The most recent example of class exploitation was fueled by Politico’s interview with John McCain when they asked how many homes he had owned, an answer he deferred to his staff. Notwithstanding, Obama exploited the gaffe defining McCain as out of touch with working families. Taking care note of the gaffe, the AFL-CIO hurried out bulk mailers that highlighted McCain’s wealth and a presumed inability to identify with the working class.
This example is no exception to the rule of liberal politics. By dividing the nation into a neat, rich-poor dichotomy, Democrats have taken a play from the Marxist handbook. During hard times, they use their media accomplice to overstate crises in order to mobilize the proletariat masses for radical change. In particular, business owners take the brunt of the onslaught.

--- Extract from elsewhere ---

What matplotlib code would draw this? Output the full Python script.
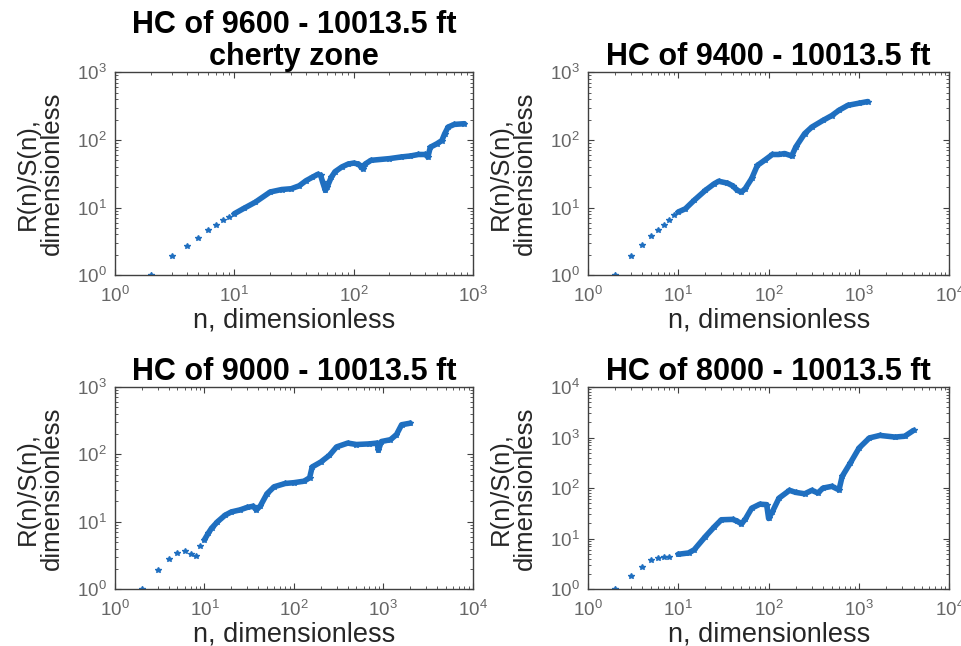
import matplotlib
matplotlib.use("Agg")
import matplotlib.pyplot as plt
from matplotlib.ticker import LogLocator, NullFormatter

plt.rcParams['font.family'] = ['Liberation Sans', 'DejaVu Sans']
plt.rcParams['mathtext.fontset'] = 'custom'
plt.rcParams['mathtext.rm'] = 'Liberation Sans'

# panel titles
titles = ["HC of 9600 - 10013.5 ft\ncherty zone", "HC of 9400 - 10013.5 ft",
          "HC of 9000 - 10013.5 ft", "HC of 8000 - 10013.5 ft"]

# R/S data: n and R(n)/S(n)
n_9600 = [2, 3, 4, 5, 6, 7, 8, 9, 10, 12, 15, 20, 25, 30, 35, 40, 45, 50, 53, 55, 58, 60, 65,
          70, 80, 90, 100, 110, 115, 120, 125, 140, 200, 250, 300, 350, 400, 420, 440, 500,
          550, 580, 620, 700, 850]
rs_9600 = [1.0, 1.9, 2.7, 3.6, 4.6, 5.6, 6.6, 7.3, 8.1, 9.7, 12, 17, 18.5, 19, 21, 25, 28, 31, 30,
           24, 18, 20, 28, 34, 40, 44, 45.5, 44, 40, 37.5, 44, 50, 53, 56, 58, 61, 61, 56, 78,
           88, 98, 123, 155, 170, 174]

n_9400 = [2, 3, 4, 5, 6, 7, 8, 9, 10, 12, 15, 20, 25, 28, 35, 40, 45, 50, 55, 65, 75, 90, 110,
          130, 150, 180, 200, 250, 300, 400, 500, 600, 750, 1000, 1250]
rs_9400 = [1.0, 1.9, 2.8, 3.8, 4.6, 5.5, 6.5, 7.7, 8.6, 9.6, 12.8, 18, 22.5, 24.5, 23, 21, 18,
           17, 19, 27, 42, 50, 61, 61, 63, 58, 79, 124, 155, 195, 230, 275, 325, 350, 370]

n_9000 = [2, 3, 4, 5, 6, 7, 8, 9, 10, 11, 12, 14, 17, 20, 25, 30, 35, 38, 42, 50, 60, 80, 100,
          130, 150, 160, 200, 250, 300, 400, 500, 700, 850, 880, 950, 1200, 1400, 1600, 2000]
rs_9000 = [1.0, 1.9, 2.8, 3.4, 3.7, 3.3, 3.1, 4.3, 5.4, 6.7, 8, 10, 12.5, 14, 15, 16.3, 17, 15,
           17, 26, 33, 37, 38, 40, 45, 65, 77, 97, 129, 147, 140, 143, 147, 115, 155, 165, 196,
           275, 290]

n_8000 = [2, 3, 4, 5, 6, 7, 8, 10, 13, 15, 20, 25, 30, 40, 45, 50, 55, 65, 80, 95, 100, 110,
          130, 170, 200, 250, 300, 350, 400, 500, 600, 650, 800, 1000, 1300, 1700, 2500, 3200,
          4000]
rs_8000 = [1.0, 1.86, 2.8, 3.8, 4.1, 4.3, 4.4, 4.9, 5.2, 6, 11, 17, 23.6, 24, 22, 19.6, 24, 40,
           48, 47, 25, 34, 63, 90, 82, 77, 90, 80, 100, 108, 92, 170, 313, 620, 980, 1100, 1020,
           1060, 1380]

series = [(n_9600, rs_9600), (n_9400, rs_9400), (n_9000, rs_9000), (n_8000, rs_8000)]
xlims = [(1, 1e3), (1, 1e4), (1, 1e4), (1, 1e4)]
ylims = [(1, 1e3), (1, 1e3), (1, 1e3), (1, 1e4)]

boxes = [[0.1195, 0.574, 0.372, 0.314], [0.611, 0.574, 0.376, 0.314],
         [0.1195, 0.088, 0.372, 0.313], [0.611, 0.088, 0.376, 0.313]]

blue = '#1f6fc0'
grey = '#404040'

fig = plt.figure(figsize=(9.62, 6.46), dpi=100)
for i in range(4):
    ax = fig.add_axes(boxes[i])
    n, rs = series[i]
    dense = [k for k in range(len(n)) if n[k] >= 10]
    ax.plot([n[k] for k in dense], [rs[k] for k in dense], color=blue, lw=4,
            solid_capstyle='round', solid_joinstyle='round')
    ax.plot(n, rs, ls='none', marker='*', ms=4, color=blue)
    ax.set_xscale('log')
    ax.set_yscale('log')
    ax.set_xlim(*xlims[i])
    ax.set_ylim(*ylims[i])
    ax.xaxis.set_major_locator(LogLocator(base=10, numticks=10))
    ax.yaxis.set_major_locator(LogLocator(base=10, numticks=10))
    ax.xaxis.set_minor_locator(LogLocator(base=10, subs=range(2, 10), numticks=20))
    ax.yaxis.set_minor_locator(LogLocator(base=10, subs=range(2, 10), numticks=20))
    ax.xaxis.set_minor_formatter(NullFormatter())
    ax.yaxis.set_minor_formatter(NullFormatter())
    ax.tick_params(which='both', direction='in', top=True, right=True, colors=grey,
                   labelsize=13.5, labelcolor='#666666')
    ax.tick_params(which='major', length=4, width=0.8)
    ax.tick_params(which='minor', length=2, width=0.6)
    ax.tick_params(axis='x', pad=8)
    ax.tick_params(axis='y', pad=6)
    for sp in ax.spines.values():
        sp.set_color(grey)
        sp.set_linewidth(1.0)
    ax.set_title(titles[i], fontsize=22, fontweight='bold', color='black', pad=3,
                 linespacing=1.12)
    ax.set_xlabel('n, dimensionless', fontsize=19.5, color='#262626', labelpad=1)
    ax.set_ylabel('R(n)/S(n),\ndimensionless', fontsize=18.5, color='#262626', labelpad=9,
                  linespacing=1.0)

fig.savefig('out.png', dpi=100, facecolor='white')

They are not viewed as those who provide jobs and financial stability to working families; they are the “other” that routinely manipulate, harass, and greedily exploit their employees for unadulterated profit.

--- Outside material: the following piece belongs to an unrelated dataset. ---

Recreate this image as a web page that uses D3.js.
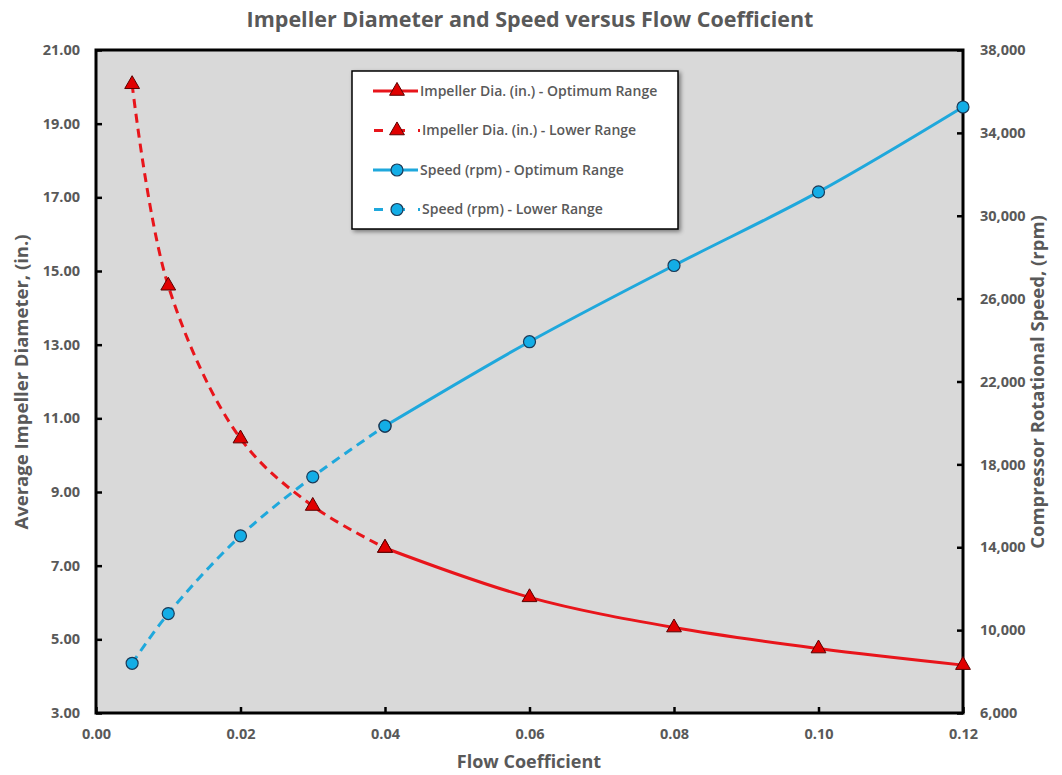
<!DOCTYPE html>
<html>
<head>
<meta charset="utf-8">
<script src="https://cdn.jsdelivr.net/npm/d3@7"></script>
<style>
  body { margin: 0; background: #fff; }
  text { font-family: "Open Sans", "Noto Sans", sans-serif; }
</style>
</head>
<body>
<div id="chart"></div>
<script>
// 数据
const flowLower = [0.005, 0.01, 0.02, 0.03, 0.04];
const flowOptimum = [0.04, 0.06, 0.08, 0.10, 0.12];
const diaLower = [20.07, 14.6, 10.45, 8.62, 7.48];
const diaOptimum = [7.48, 6.14, 5.32, 4.75, 4.30];
const speedLower = [8400, 10800, 14550, 17400, 19850];
const speedOptimum = [19850, 23920, 27600, 31150, 35250];
const xTicks = [0, 0.02, 0.04, 0.06, 0.08, 0.10, 0.12];
const leftTicks = [3, 5, 7, 9, 11, 13, 15, 17, 19, 21];
const rightTicks = [6000, 10000, 14000, 18000, 22000, 26000, 30000, 34000, 38000];
const legendLabels = [
  "Impeller Dia. (in.) - Optimum Range",
  "Impeller Dia. (in.) - Lower Range",
  "Speed (rpm) - Optimum Range",
  "Speed (rpm) - Lower Range"
];

const W = 1062, H = 775;
const margin = {top: 50, right: 99, bottom: 62, left: 96};
const width = W - margin.left - margin.right,
      height = H - margin.top - margin.bottom;

const red = "#E8151B", blue = "#1FA8DC";
const gray = "#595959";

const svg = d3.select("#chart").append("svg")
  .attr("width", W).attr("height", H);

const defs = svg.append("defs");
const f = defs.append("filter").attr("id", "shadow")
  .attr("x", "-10%").attr("y", "-10%").attr("width", "130%").attr("height", "130%");
f.append("feDropShadow").attr("dx", 2).attr("dy", 2).attr("stdDeviation", 2)
  .attr("flood-color", "#000").attr("flood-opacity", 0.45);

const g = svg.append("g").attr("transform", `translate(${margin.left},${margin.top})`);

// 比例尺
const x = d3.scaleLinear().domain([0, 0.12]).range([0, width]);
const yL = d3.scaleLinear().domain([3, 21]).range([height, 0]);
const yR = d3.scaleLinear().domain([6000, 38000]).range([height, 0]);

// 绘图区背景
g.append("rect").attr("width", width).attr("height", height).attr("fill", "#D9D9D9");

// 坐标轴
const axisStyle = sel => {
  sel.select(".domain").remove();
  sel.selectAll(".tick line").attr("stroke", "#000").attr("stroke-width", 2.5);
  sel.selectAll(".tick text").attr("fill", gray).attr("font-size", 14.5).attr("font-weight", "bold");
};

g.append("g").attr("transform", `translate(0,${height})`)
  .call(d3.axisBottom(x).tickValues(xTicks).tickFormat(d3.format(".2f")).tickSizeInner(-6).tickPadding(16))
  .call(axisStyle);

g.append("g")
  .call(d3.axisLeft(yL).tickValues(leftTicks).tickFormat(d3.format(".2f")).tickSizeInner(-6).tickPadding(16))
  .call(axisStyle);

g.append("g").attr("transform", `translate(${width},0)`)
  .call(d3.axisRight(yR).tickValues(rightTicks).tickFormat(d3.format(",")).tickSizeInner(-6).tickPadding(17))
  .call(axisStyle);

// 边框
g.append("rect").attr("width", width).attr("height", height)
  .attr("fill", "none").attr("stroke", "#000").attr("stroke-width", 3);

// 曲线
const curve = d3.curveCatmullRom.alpha(0.5);
const lineL = d3.line().x(d => x(d[0])).y(d => yL(d[1])).curve(curve);
const lineR = d3.line().x(d => x(d[0])).y(d => yR(d[1])).curve(curve);

const series = [
  {xs: flowOptimum, ys: diaOptimum, line: lineL, y: yL, color: red, dash: null, marker: "tri"},
  {xs: flowLower, ys: diaLower, line: lineL, y: yL, color: red, dash: "9,6", marker: "tri"},
  {xs: flowOptimum, ys: speedOptimum, line: lineR, y: yR, color: blue, dash: null, marker: "circ"},
  {xs: flowLower, ys: speedLower, line: lineR, y: yR, color: blue, dash: "9,6", marker: "circ"}
];

const triPath = d3.symbol().type(d3.symbolTriangle).size(95);

function drawMarker(sel, type, cx, cy) {
  if (type === "tri") {
    sel.append("path").attr("d", triPath())
      .attr("transform", `translate(${cx},${cy})`)
      .attr("fill", "#E00000").attr("stroke", "#5A0000").attr("stroke-width", 1);
  } else {
    sel.append("circle").attr("cx", cx).attr("cy", cy).attr("r", 6)
      .attr("fill", "#13ADE6").attr("stroke", "#1B3A57").attr("stroke-width", 1.2);
  }
}

series.forEach(s => {
  const pts = s.xs.map((v, i) => [v, s.ys[i]]);
  g.append("path").datum(pts).attr("d", s.line)
    .attr("fill", "none").attr("stroke", s.color).attr("stroke-width", 3)
    .attr("stroke-dasharray", s.dash);
});
series.forEach(s => {
  s.xs.forEach((v, i) => drawMarker(g, s.marker, x(v), s.y(s.ys[i])));
});

// 图例
const lg = svg.append("g").attr("transform", "translate(352,71)");
lg.append("rect").attr("width", 326).attr("height", 158)
  .attr("fill", "#fff").attr("stroke", "#000").attr("stroke-width", 1.5)
  .attr("filter", "url(#shadow)");
series.forEach((s, i) => {
  const yy = 20 + i * 39.5;
  if (s.dash) {
    lg.append("line").attr("x1", 22).attr("x2", 68).attr("y1", yy).attr("y2", yy)
      .attr("stroke", s.color).attr("stroke-width", 3).attr("stroke-dasharray", "9,13");
  } else {
    lg.append("line").attr("x1", 21).attr("x2", 66).attr("y1", yy).attr("y2", yy)
      .attr("stroke", s.color).attr("stroke-width", 3);
  }
  drawMarker(lg, s.marker, 45, yy);
  lg.append("text").attr("x", s.dash ? 70 : 68).attr("y", yy).attr("dy", "0.35em")
    .attr("fill", gray).attr("font-size", 14).attr("font-weight", 600)
    .text(legendLabels[i]);
});

// 标题
svg.append("text").attr("x", 530).attr("y", 27).attr("text-anchor", "middle")
  .attr("fill", gray).attr("font-size", 21.5).attr("font-weight", "bold")
  .text("Impeller Diameter and Speed versus Flow Coefficient");

svg.append("text").attr("x", 529).attr("y", 768).attr("text-anchor", "middle")
  .attr("fill", gray).attr("font-size", 18).attr("font-weight", "bold")
  .text("Flow Coefficient");

svg.append("text").attr("transform", "translate(28,382) rotate(-90)").attr("text-anchor", "middle")
  .attr("fill", gray).attr("font-size", 18.5).attr("font-weight", "bold")
  .text("Average Impeller Diameter, (in.)");

svg.append("text").attr("transform", "translate(1044,382) rotate(-90)").attr("text-anchor", "middle")
  .attr("fill", gray).attr("font-size", 18.5).attr("font-weight", "bold")
  .text("Compressor Rotational Speed, (rpm)");
</script>
</body>
</html>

In November of 2008, Barack Obama secured 66% of the Hispanic vote, besting John Kerry’s 59% four years earlier. The disparity has caused many to reconsider the Democrat Party’s continuing success with Hispanic voters. In particular, foreign born Hispanics tend to be the more serious problem for the GOP. This demographic represents 33% of all Hispanic voters, and they are 50% more likely to register as democrats. The kicker is that foreign born Hispanics are more likely to see Hispanic culture through a traditionalist lens. This should be an advantage for the conservatives, but it's not translating into success.
These statistics suggest that conservatives need to formulate a good plan of attack to address the Hispanic community. The first step ought to include a widespread grassroots effort to make a meaningful connection with Hispanic voters. Distant or lazy marketing will not work, but would only serve to reinforce the stereotype of GOP elitism. Just as discussion is easier among those who share interests, a grassroots effort can only work by expressing and reinforcing common values found within Hispanic culture. If any GOP leaders are listening, it's time to celebrate Hispanic culture, not suppress it.
As it stands, conservatives and Hispanics share a common culture of Christian faith, the right to life, a traditional family structure, and a solid work ethic. If the Christian faith is the common connector with the Hispanic community, then it’s logical that a grassroots effort is best served through church-sponsored gatherings. This means that conservative politicians need to reach out to Hispanic pastors who are willing to serve as a liaison to Hispanic congregants - not to promote a particular candidate, but to provide greater clarity to a politician’s moral and civic positions. More importantly, politicians ought not to wait for election season to get familiar with Hispanic groups. Hispanics should be treated like part of the family. This means that when Hispanic non-profits or other community organizations invite politicians to events that are mutually beneficial, Democrats shouldn’t be the only ones showing up. This is one of the more disturbing problems in GOP leadership today.
The second stage of attack should include a focus on exposing democrats for their role in class exploitation – in particular, their assault on those who provide jobs. It is often said that the GOP is the party for the rich. This is not true. The GOP is the party for entrepreneurs and businesses; this distinction is important and should be reinforced. Entrepreneurs and small businesses are the muscle that turns the economic wheel, not unions or the federal government.
Each minority group has developed their own unique hang up with the GOP. For African-Americans it’s racism, and for Jews it’s religion. These obstacles are deeply ingrained into their collective conscience through family and culture, and they are not likely to go away soon. For Hispanics, however, their loyalty to the Democrat Party is superficial and not reinforced by values in Hispanic culture, but is rather a response to the behavioral tendencies of the GOP and an unchallenged stereotype grounded in class divisiveness.
Far too long, the democrat party has divided our country for political power. A populist message designed for the unlearned ear can only be defused by proper education and wise marketing. But this must occur at a local grassroots level. Hispanics need to know that there is someone in their corner, providing them with the right tools to fight against today’s adversity and to preserve traditional Hispanic culture. With liberals at the helm of Congress and the White House, there isn’t a better time than the present to fight for the soul of the Hispanic community.